Flute maker: Angel Sampedro del Rio lives in Argentina and has been making bamboo instruments since 1985. Angel has been a member and secretary of the Argentine Association of Instrument Makers and has won numerous awards. Throughout his career he has participated in a number of expos and has written articles and collaborated in acoustic instrument research.

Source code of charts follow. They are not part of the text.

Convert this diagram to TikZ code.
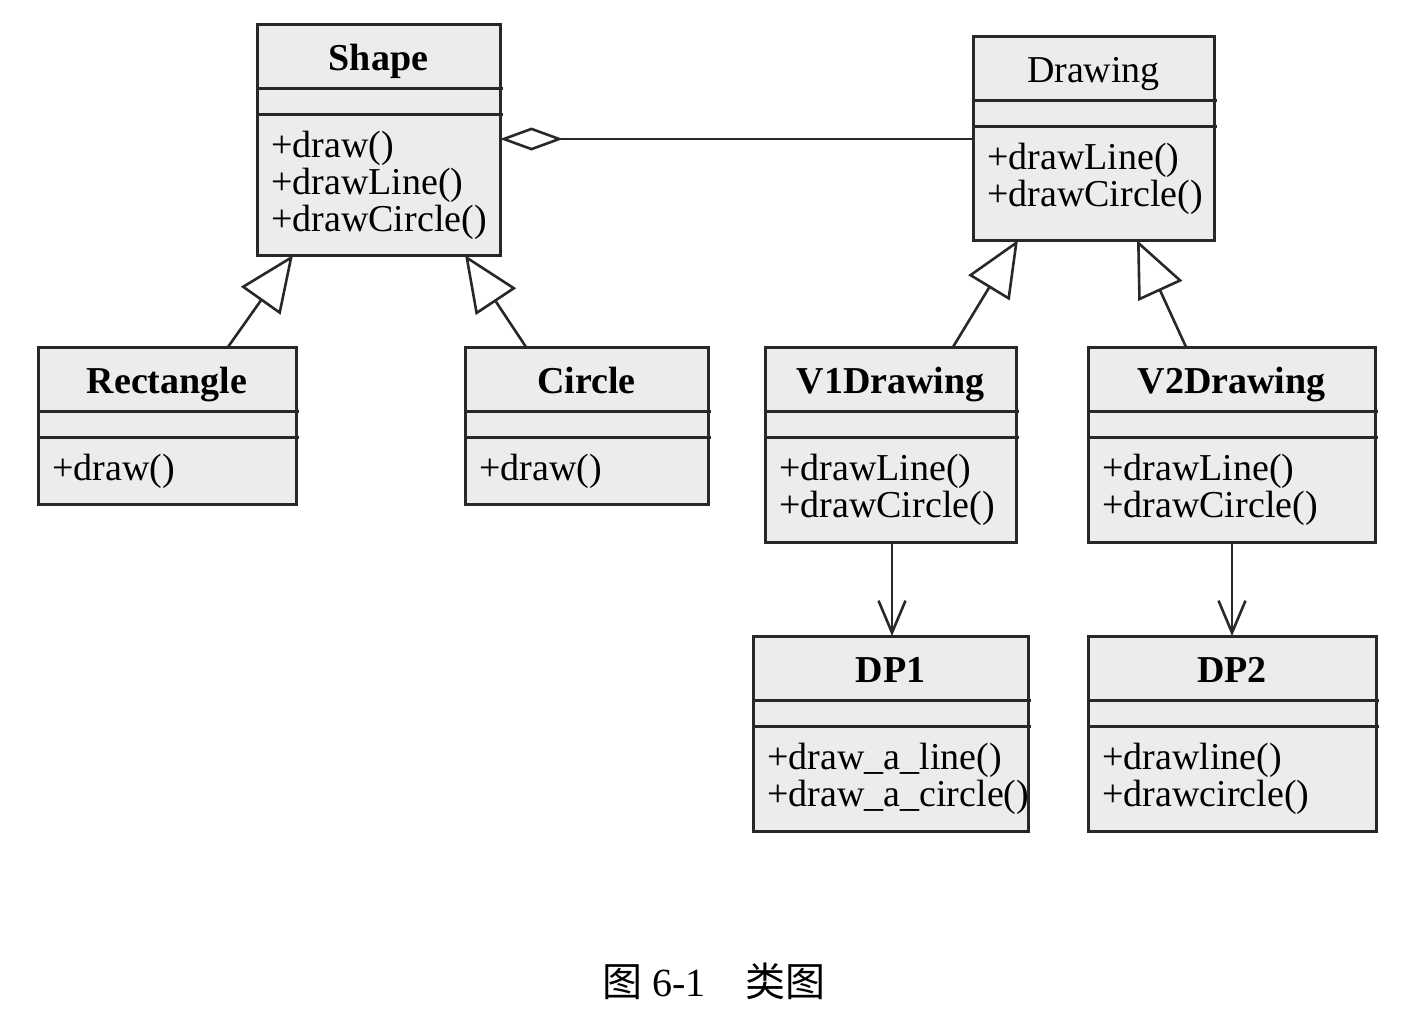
\documentclass[tikz,border=0pt]{standalone}
\usepackage{fontspec}
\setmainfont{Liberation Serif}
\newfontfamily\cjk{Noto Sans CJK SC}
\usetikzlibrary{arrows.meta}
\usetikzlibrary{calc}
\definecolor{boxfill}{RGB}{236,236,236}
\definecolor{boxline}{RGB}{40,40,40}
\tikzset{
	classbox/.style={draw=boxline, fill=boxfill, line width=3pt, inner sep=0pt, outer sep=0pt},
	divider/.style={draw=boxline, line width=3pt},
	classname/.style={font=\fontsize{38}{38}\selectfont, inner sep=0pt, anchor=base},
	classop/.style={font=\fontsize{38}{38}\selectfont, inner sep=0pt, anchor=base west},
	inherit/.style={draw=boxline, line width=2.6pt, -{Triangle[open, length=56pt, width=48pt]}},
	aggregate/.style={draw=boxline, line width=2.6pt, -{Diamond[open, length=63pt, width=23pt]}},
	assoc/.style={draw=boxline, line width=2.6pt, -{Straight Barb[length=32pt, width=27pt]}},
	caption/.style={font=\fontsize{40}{40}\selectfont, inner sep=0pt, anchor=base}
}
\newcommand{\umlclass}[7] % name, x, y, width, height (px), title, operations
{
	% box
	\node[classbox, minimum width=#4pt, minimum height=#5pt, anchor=north west] (#1) at (#2,#3) {};
	% compartments
	\draw[divider] ([yshift=-64pt]#1.north west) -- ([xshift=3pt,yshift=-64pt]#1.north east);
	\draw[divider] ([yshift=-90pt]#1.north west) -- ([xshift=3pt,yshift=-90pt]#1.north east);
	% title
	\node[classname] (#1-title) at (#2+#4/2,#3+46) {#6};
	% operations
	\foreach \op [count=\k] in {#7}
		\node[classop] (#1-op\k) at (#2+14,#3+133+37*\k-37) {\op};
}

\begin{document}
\begin{tikzpicture}[x=1pt, y=-1pt]
	% 1424 x 1012 px
	\useasboundingbox (0,0) rectangle (1424,1012);
	\umlclass{shape}{257}{24}{243}{231}{\textbf{Shape}}{+draw(),+drawLine(),+drawCircle()};
	\umlclass{drawing}{973}{36}{241}{204}{Drawing}{+drawLine(),+drawCircle()};
	\umlclass{rectangle}{38}{347}{258}{157}{\textbf{Rectangle}}{+draw()};
	\umlclass{circle}{465}{347}{243}{157}{\textbf{Circle}}{+draw()};
	\umlclass{v1drawing}{765}{347}{251}{195}{\textbf{V1Drawing}}{+drawLine(),+drawCircle()};
	\umlclass{v2drawing}{1088}{347}{287}{195}{\textbf{V2Drawing}}{+drawLine(),+drawCircle()};
	\umlclass{dp1}{753}{636}{275}{195}{\textbf{DP1}}{+draw\_a\_line(),+draw\_a\_circle()};
	\umlclass{dp2}{1088}{636}{288}{195}{\textbf{DP2}}{+drawline(),+drawcircle()};
	
	% aggregation
	\draw[aggregate] ($(drawing.north west)+(0,103)$) -- ($(shape.north east)+(0,115)$);
	% generalization
	\draw[inherit] ($(rectangle.north west)+(190,0)$) -- ($(shape.south west)+(36,0)$);
	\draw[inherit] ($(circle.north west)+(61,0)$) -- ($(shape.south east)+(-35,0)$);
	\draw[inherit] ($(v1drawing.north west)+(188,0)$) -- ($(drawing.south west)+(45,0)$);
	\draw[inherit] ($(v2drawing.north west)+(98,0)$) -- ($(drawing.south east)+(-77,0)$);
	% association
	\draw[assoc] ($(v1drawing.south west)+(127,0)$) -- ($(dp1.north west)+(139,0)$);
	\draw[assoc] ($(v2drawing.south west)+(144,0)$) -- ($(dp2.north west)+(144,0)$);
	
	\node[caption] (cap) at (714,996) {{\cjk 图} 6-1\quad{\cjk 类图}};
\end{tikzpicture}
\end{document}
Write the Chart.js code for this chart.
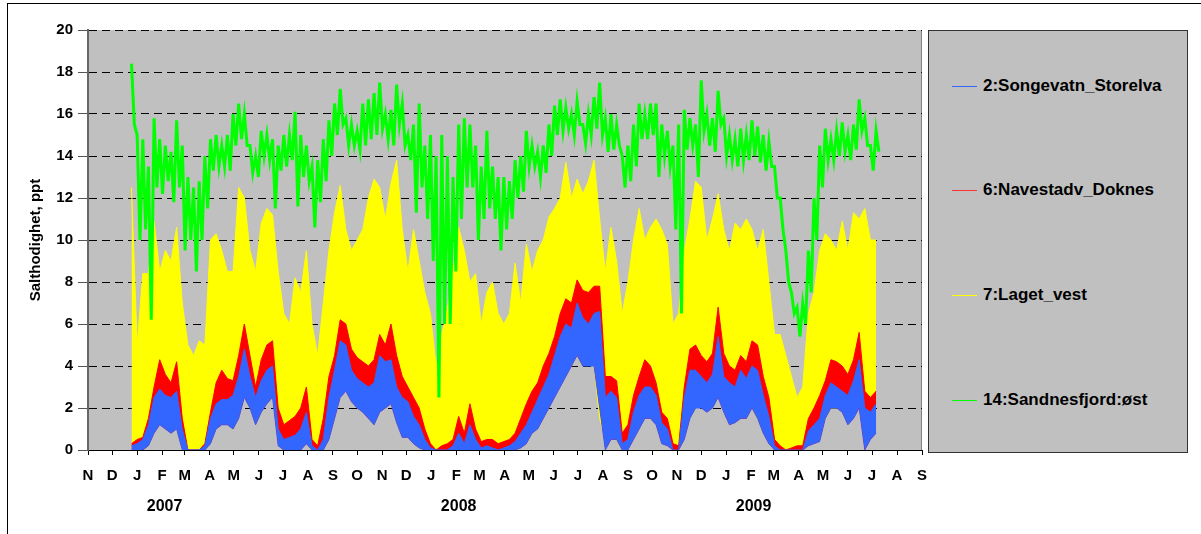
<!DOCTYPE html>
<html>
<head>
<meta charset="utf-8">
<script src="https://cdn.jsdelivr.net/npm/chart.js@4.4.1/dist/chart.umd.min.js"></script>
<style>
html,body{margin:0;padding:0;background:#fff;}
#wrap{position:relative;width:1201px;height:534px;overflow:hidden;font-family:"Liberation Sans",Arial,sans-serif;}
#frame{position:absolute;left:7px;top:3px;width:1400px;height:700px;border:1px solid #000;box-sizing:border-box;}
canvas{position:absolute;left:0;top:0;}
#legend{position:absolute;left:928px;top:30px;width:260px;height:423px;background:#c0c0c0;border:1px solid #333;box-sizing:border-box;}
.item{position:absolute;left:23px;height:20px;display:flex;align-items:center;font-weight:bold;font-size:17px;color:#000;white-space:nowrap;}
.item .sw{width:25px;height:1px;margin-right:6px;}
</style>
</head>
<body>
<div id="wrap">
  <div id="frame"></div>
  <canvas id="c" width="1201" height="534"></canvas>
  <div id="legend"></div>
</div>
<script>
// ---- axis labels ----
const monthLabels = ['N','D','J','F','M','A','M','J','J','A','S','O','N','D',
  'J','F','M','A','M','J','J','A','S','O','N','D',
  'J','F','M','A','M','J','J','A','S'];
const yearLabels = ['2007','2008','2009'];
const seriesNames = ['2:Songevatn_Storelva','6:Navestadv_Doknes','7:Laget_vest','14:Sandnesfjord:øst'];

// weekly samples starting 2006-12-25 (read as weekly high / low of each record)
const sampleStart = '2006-12-25';
const sampleStepDays = 7;

// 14:Sandnesfjord:øst (green)
const greenHi = [18.4,15,14.8,13.5,15.8,14.8,14.5,14.2,15.7,14.5,
  13,12.5,12.8,14,14.8,15,14.5,15,16,16.5,
  16,14.5,14,15.2,15,14.8,14.5,15,15,16.1,
  15,14.5,13.5,13.8,14.8,15.7,16.5,17.2,15.8,15.5,
  15.2,16.5,16.7,17,17.5,16,16.2,17.4,16.5,15,
  15.5,16.5,14.5,15,14,15,14,13,15.5,15.8,
  15.5,14.5,13.5,15.2,13.5,13,13,12.8,13.8,14,
  15.2,14.5,14.2,14.5,15.5,16.4,16.7,16.3,16,16.6,
  15.5,16,16.8,17.5,15.8,16,15.5,14,14.5,15.5,
  16.5,16,16.5,16.5,15.5,15.2,14.5,15.5,16.2,15.8,
  15.5,17.6,16,15.8,17.1,15.8,15,14.8,15.3,15,
  15.7,15.4,15,14.7,13.5,12,9.5,7.5,6.8,7,
  9.5,12,14.5,15.3,14.8,15.2,15.6,15,15.5,16.7,
  15.8,14.5,15.2];
const greenLo = [15.5,10,10.5,6.2,12.5,12.2,12.8,11.8,12.5,9.5,
  10,8.5,10,11.5,13.3,13.5,13.5,13.3,14.5,14.8,
  14.5,13.2,13,14,13.8,11.5,13.3,13.5,13.8,11.6,
  13,12.8,10.6,11.8,12.8,14,15,15.5,14.5,14.5,
  14.3,14.5,14.8,15,15.3,14.8,14.5,15.5,14.5,13.8,
  11.3,12.5,11,9,2.5,6,6,8.5,11,12.5,
  12.5,10,11,11.5,11,9.5,10.5,11,12,12.3,
  13.5,13.5,13,13.2,14,15,15.2,15.3,15,15.5,
  14.6,15,15.3,15,14.2,14.3,14.5,12.5,12.8,13.5,
  14.8,14.8,15,13,14,13.5,10.5,6.5,14.3,14.5,
  13,15.2,14.5,14.2,15.5,14,13.8,13.5,13.8,13.8,
  14,13.7,13.3,13.5,12,10.5,8,6.5,5.4,6,
  7.5,10,12.5,13.8,13.8,14,14.2,13.8,14.3,15.2,
  14.5,13.3,14.2];

// 7:Laget_vest (yellow)
const yellowHi = [12.5,5,8.4,8.4,10.9,8.5,9.5,9,10.6,7,
  5,4.5,5.2,5,10,10.3,9.5,8.5,8.5,12.5,
  12,9.5,8.5,10.8,11.5,11.2,8.5,6.5,6,8.2,
  7.5,9.5,6,4.5,7,9.5,11.3,12.6,10.5,9.5,
  10,10.5,12,12.9,12.5,11,12.7,13.8,10.5,8.5,
  10.5,9,7.5,6.5,4,5.5,6.7,8.5,10.6,9.5,
  8,8.4,6,7.5,8,6.5,6,6.5,8.9,7,
  9.8,8.5,9.5,10,11.1,11.5,12,13.7,12,12.9,
  12.2,12.8,13.8,11,8.5,10.6,9,6.5,8,10,
  11.5,10,10.6,11,10.5,9.8,6,6.5,9.5,11,
  12.8,12.5,10,11,12.2,10.5,9.5,10.8,10.5,11,
  10.5,9.5,10.5,8,5.5,5.5,4.5,3.5,2.5,3,
  6.5,7.5,9.5,10.3,10,9.5,10.9,9.5,11.3,11,
  11.5,10,10];
const yellowLo = [0,0,0,0.5,2,2.5,2.5,2.5,2,0,
  0,0,0,0,1.5,2,2,2,2.5,3,
  3.5,3,2.5,3,3.5,3,2,0.5,0.3,0.5,
  0.5,1,0,0,0.5,2,3,3.5,4,3.5,
  3.5,3,3,3.5,3.5,3,3.5,3,2,1.5,
  1.5,1,0.5,0,0,0,0,0,0.5,0.5,
  0.3,0.3,0.3,0.3,0.3,0.2,0.2,0.3,0.3,0.5,
  1,1.5,1.5,2,2.5,3,3.5,4,4,4.5,
  4,4.5,4,1.5,0.5,0.5,0.5,0,0.3,1,
  1.5,1.5,1.5,1.5,1,1,0,0,1,2,
  2.5,2.8,3,3,2.5,2.5,2.5,2,2,2,
  2,1.5,1,0.5,0,0,0,0,0,0,
  0.3,0.5,0.8,1.5,2,2,2,2,2,2.5,
  2.5,1.5,1.5];

// 6:Navestadv_Doknes (red), weekly high
const redHi = [0.3,0.5,0.6,1.5,3,4.3,3.6,3.2,4.2,1.5,
  0,0,0,0.3,1.8,3.2,3.8,3.4,3.3,4.5,
  6,4.5,3,4.3,5,5.2,2,1.2,1.4,1.6,
  2,3,0.5,0.2,1.5,3.5,4.5,6.2,6,4.8,
  4.4,4.2,4,4.3,5.5,5,6,4.5,3.5,3,
  2.5,2,1,0.3,0,0.2,0.3,0.5,1.6,0.8,
  2.2,1,0.4,0.5,0.5,0.3,0.4,0.5,0.8,1.5,
  2.2,2.8,3.2,4,4.6,5.4,6.5,7.2,7,8.1,
  7.6,7.5,7.8,7.8,3.5,3.5,3.3,0.8,1.2,2.6,
  3.5,4.3,4,3.2,1.8,1.5,0.3,0.2,3,4.8,
  5,4.5,4.2,4.6,6.8,4.6,4,3.8,4.5,4.2,
  5.2,5,3.5,2.5,0.5,0.2,0,0.1,0.2,0.2,
  1.5,2,2.6,3.3,4.3,4.2,4,3.6,4.3,5.6,
  2.8,2.5,2.8];

// 2:Songevatn_Storelva (blue)
const blueHi = [0.2,0.3,0.5,1.2,2.5,2.9,2.6,2.5,2.8,1,
  0,0,0,0.2,1.5,2.2,2.4,2.4,2.6,3.5,
  4.8,3.5,2.5,3.3,3.8,4,1,0.5,0.6,0.7,
  1,1.8,0.2,0,0.5,2.5,3.8,5.2,5,3.8,
  3.4,3.2,3,3.2,4.5,4.2,4.3,3,2.5,2.3,
  1.6,1.2,0.5,0.1,0,0,0,0.2,0.8,0.3,
  1.2,0.5,0.1,0.2,0.1,0,0.1,0.2,0.4,0.8,
  1.2,1.8,2.4,3,3.6,4.5,5.4,6,5.8,7,
  6.3,6,6.5,6.6,2.5,2.8,2.5,0.3,0.5,1.8,
  2.6,3,3,2.6,1.3,1,0,0,2.5,3.8,
  3.8,3.5,3.2,3.6,5.4,3.5,3.2,3,3.8,3.4,
  4,3.8,2.6,1.6,0.2,0,0,0,0,0,
  0.9,1.2,1.5,2.6,3.2,3,2.8,2.6,3.3,4.3,
  2,1.8,2.2];
const blueLo = [0,0,0,0.2,0.8,1.2,1,0.8,1,0,
  0,0,0,0,0.3,1,1.2,1.2,1,1.5,
  2.5,2,1.2,1.8,2.2,2.5,0.2,0,0,0,
  0,0.3,0,0,0,0.5,1.5,2.5,2.8,2.3,
  2,1.8,1.5,1.2,1.8,2,2.2,1.3,0.6,0.6,
  0.3,0.1,0,0,0,0,0,0,0,0,
  0,0,0,0,0,0,0,0,0,0.1,
  0.3,0.8,1,1.5,2,2.5,3,3.5,4,4.5,
  4,4,4,2,0,0.5,0.5,0,0,0.5,
  1,1.5,1.5,1.2,0.3,0.2,0,0,0.5,1.5,
  2,2,1.8,2,2.5,1.8,1.2,1.3,1.5,1.5,
  2,1.5,0.8,0.3,0,0,0,0,0,0,
  0.2,0.3,0.4,1.5,2,2,1.8,1.2,1.5,2,
  0,0.5,0.8];

const colors = {blue:'#3366ff', red:'#ff0000', yellow:'#ffff00', green:'#00ff00'};

// ---- time helpers (days since 2006-11-01 = left edge of axis) ----
const DAY = 86400000;
const axisStart = Date.UTC(2006, 10, 1);
const dayOf = (y, m, d) => (Date.UTC(y, m, d) - axisStart) / DAY;
const monthDays = monthLabels.map((_, i) => dayOf(2006, 10 + i, 1));
const yearDays = yearLabels.map(y => dayOf(+y, 1, 4));
const s0 = sampleStart.split('-').map(Number);
const firstDay = dayOf(s0[0], s0[1] - 1, s0[2]);
const sampleDays = greenHi.map((_, i) => firstDay + i * sampleStepDays);

// green record drawn as a noisy trace: weekly high, then weekly low half a week later
const greenTrace = [];
greenHi.forEach((h, i) => {
  greenTrace.push({x: sampleDays[i], y: h});
  greenTrace.push({x: sampleDays[i] + sampleStepDays / 2, y: greenLo[i]});
});

const FONT = '"Liberation Sans", Arial, sans-serif';
Chart.defaults.font.family = FONT;
Chart.defaults.color = '#000';

const plotBg = {
  id: 'plotBg',
  beforeDraw(chart) {
    const {ctx, chartArea: a} = chart;
    ctx.save();
    ctx.fillStyle = '#c0c0c0';
    ctx.fillRect(a.left, a.top, a.right - a.left, a.bottom - a.top);
    ctx.strokeStyle = '#808080';
    ctx.lineWidth = 1;
    ctx.beginPath();
    ctx.moveTo(a.right - 0.5, a.top);
    ctx.lineTo(a.right - 0.5, a.bottom);
    ctx.stroke();
    ctx.restore();
  }
};

function band(label, data, color, order, fill) {
  return {label, data, borderColor: color, backgroundColor: color, borderWidth: 1,
    pointRadius: 0, tension: 0, order, fill: fill === undefined ? false : fill};
}

new Chart(document.getElementById('c'), {
  type: 'line',
  data: {
    labels: sampleDays,
    datasets: [
      band('yLo', yellowLo, colors.yellow, 7),
      band(seriesNames[2], yellowHi, colors.yellow, 6, '-1'),
      band('bLo', blueLo, colors.blue, 5),
      band(seriesNames[1], redHi, colors.red, 4, '-1'),
      band(seriesNames[0], blueHi, colors.blue, 3, '-2'),
      {label: seriesNames[3], data: greenTrace, borderColor: colors.green, backgroundColor: colors.green,
        borderWidth: 3, pointRadius: 0, tension: 0, order: 1, fill: false}
    ]
  },
  options: {
    responsive: false,
    animation: false,
    layout: {padding: {left: 27, top: 30, right: 279, bottom: 0}},
    plugins: {legend: {display: false}, tooltip: {enabled: false}},
    scales: {
      x: {
        type: 'linear', position: 'bottom', weight: 0, min: 0, max: monthDays[monthDays.length - 1],
        afterBuildTicks: s => { s.ticks = monthDays.map(v => ({value: v})); },
        afterFit: s => { s.height = 40; },
        ticks: {autoSkip: false, maxRotation: 0, minRotation: 0, padding: 12,
          font: {size: 15, weight: 'bold'}, color: '#000',
          callback: (v, i) => monthLabels[i]},
        grid: {drawOnChartArea: false, drawTicks: true, tickLength: 5, color: '#000'},
        border: {color: '#000', width: 1}
      },
      x2: {
        type: 'linear', position: 'bottom', weight: 1, min: 0, max: monthDays[monthDays.length - 1],
        afterBuildTicks: s => { s.ticks = yearDays.map(v => ({value: v})); },
        afterFit: s => { s.height = 44; },
        ticks: {autoSkip: false, maxRotation: 0, minRotation: 0, padding: 7,
          font: {size: 16, weight: 'bold'}, color: '#000',
          callback: (v, i) => yearLabels[i]},
        grid: {display: false, drawTicks: false},
        border: {display: false}
      },
      y: {
        min: 0, max: 20,
        afterFit: s => { s.width = 61; },
        ticks: {stepSize: 2, padding: 5, font: {size: 15, weight: 'bold'}, color: '#000'},
        grid: {color: '#000', lineWidth: 1, tickLength: 10, tickColor: '#555'},
        border: {dash: [8, 5], color: '#666', width: 2},
        title: {display: true, text: 'Salthodighet, ppt', padding: 0,
          font: {size: 15, weight: 'bold'}, color: '#000'}
      }
    }
  },
  plugins: [plotBg]
});

// ---- legend (HTML, real text) ----
const legend = document.getElementById('legend');
const legendColors = [colors.blue, '#ff3333', colors.yellow, colors.green];
const legendTops = [45, 149, 254, 359];
seriesNames.forEach((name, i) => {
  const d = document.createElement('div');
  d.className = 'item';
  d.style.top = legendTops[i] + 'px';
  const sw = document.createElement('div');
  sw.className = 'sw';
  sw.style.background = legendColors[i];
  d.appendChild(sw);
  d.appendChild(document.createTextNode(name));
  legend.appendChild(d);
});
</script>
</body>
</html>
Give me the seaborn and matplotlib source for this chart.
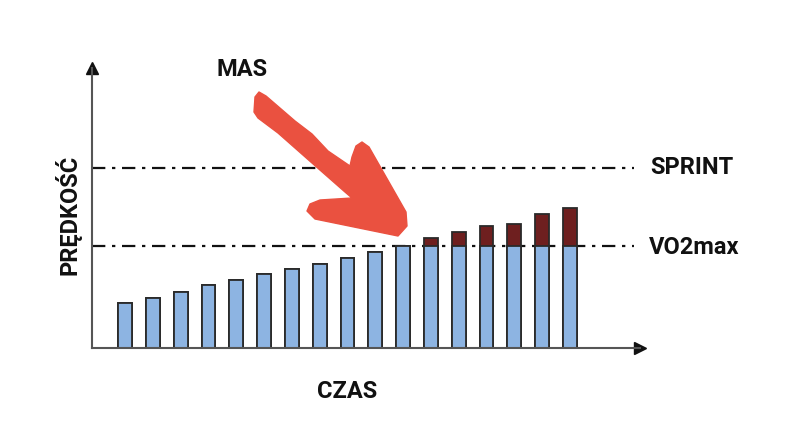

How is this quena tuned? Quenas meant for professional use are tuned up at a "saturated blowing point, " that is, just before switching to the second octave. The reason is that if I tune them at a lower blowing point, a professional quena player could play it and say it's out of tune. An out-of-tune quena can't be fixed or fixing it is complex, while a quena that feels somewhat low can be corrected with practice. Now, it's worth noting that this isn't a defect in the quena; the same thing happens to metal flutes, not to mention the shakuhachi. It's most probable that when you start playing you get a "low" tuning, that is, a quena pitch that is a bit low. This depends on your embouchure (how you place your lips and blow the quena), and you usually solve this by opening the embouchure. You would try to move the "U" and the edge of the mouthpiece away from your lips. At that position, the instrument has the right body and volume. It is also possible to tune it up by blowing faster. This doesn't mean you blow out more air, but blowing at a greater speed. Both of these things can take several days to master.